Our risk management methodology was put into practice to help safeguard Brazil’s cultural heritage in the recent events of vandalism in Brasília.
Brazil’s Chamber of Deputies is housed in the National Congress Palace in Brasília, the country’s capital. The palace, designed by well-known architect Oscar Niemeyer, was created in 1960 and became a UNESCO World Heritage site in 1987. It holds a significant collection related to Brazil’s legislative history, including books, manuscripts and audio-visual materials, as well as important pieces of furniture, paintings and decorative artworks integrated into the building’s architecture. This rich and diverse cultural heritage was targeted by acts of vandalism on 8 January 2023, alongside other invaluable heritage assets of Brazil’s Presidential Palace and Supreme Court.
Despite the scale and intensity of such vandalism, the Chamber of Deputies Preservation Services team responded rapidly and effectively. Less than 24 hours after the attack, the situation concerning the affected heritage artefacts and building elements had already been stabilized. Nearly all the heritage items exposed to vandalism have been successfully rescued and safeguarded, with only two still missing and a few more critically damaged but already undergoing conservation-restoration treatment.

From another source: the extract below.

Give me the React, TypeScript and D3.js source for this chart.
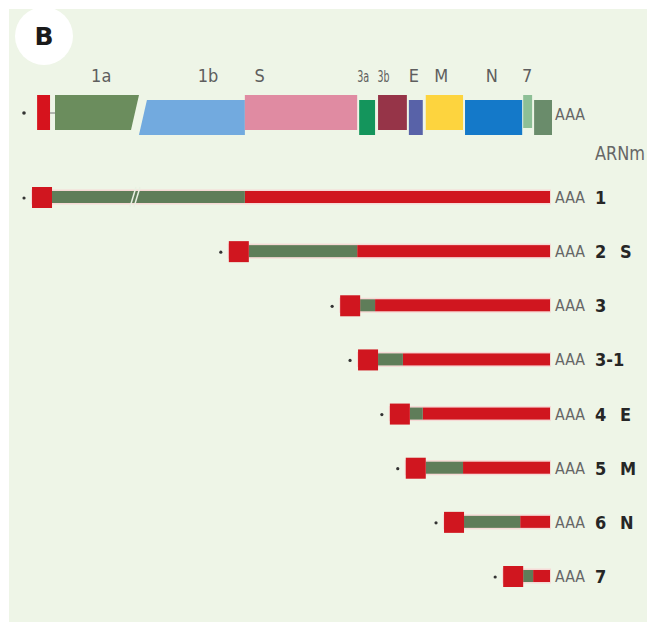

Ms Gilcy Rodrigues Azevedo, Head of Preservation Services at Brazil’s Chamber of Deputies, says that implementing ICCROM’s risk management approach was instrumental in protecting this cultural heritage. Ms Azevedo’s predecessor, Ms Juçara Quinteros de Farias, initiated the systematic integration of risk management into the institution’s preservation work, following her participation in ICCROM’s 2011 international course Reducing Risks to Cultural Heritage. As a result of this ongoing commitment and collaboration with ICCROM, in 2022, the Chamber of Deputies concluded its third periodical risk-based diagnostics of heritage assets, updating its risk management plan and guidelines for emergency preparedness. Including and analyzing vandalism risk scenarios in these plans greatly benefitted the Preservation Services team in their preparedness and response.
“We [the Preservation Services] knew the collections well, and the institution knew us well, so we have been immediately informed, and one of the first teams entering the scene. Although still in the implementation phase, the actions to treat vandalism risk described in our Plan have been quite successful, even though we still have much to learn and fine tune,” said Ms Azevedo.
“I think we can say that this meant putting into practice all the theory we have seen, and it worked very well, thanks to the knowledge disseminated by ICCROM. In a way, you helped us save our memory, and this is priceless.”
Furthering this collaboration with Brazil’s heritage organizations, ICCROM has made available its dedicated web and mobile app for rapid, post-event damage and risk assessment to help define priorities in the aftermath of emergencies. This new tool has been developed and field-tested as part of ICCROM’s First Aid and Resilience for Cultural Heritage in Times of Crisis (FAR) Programme.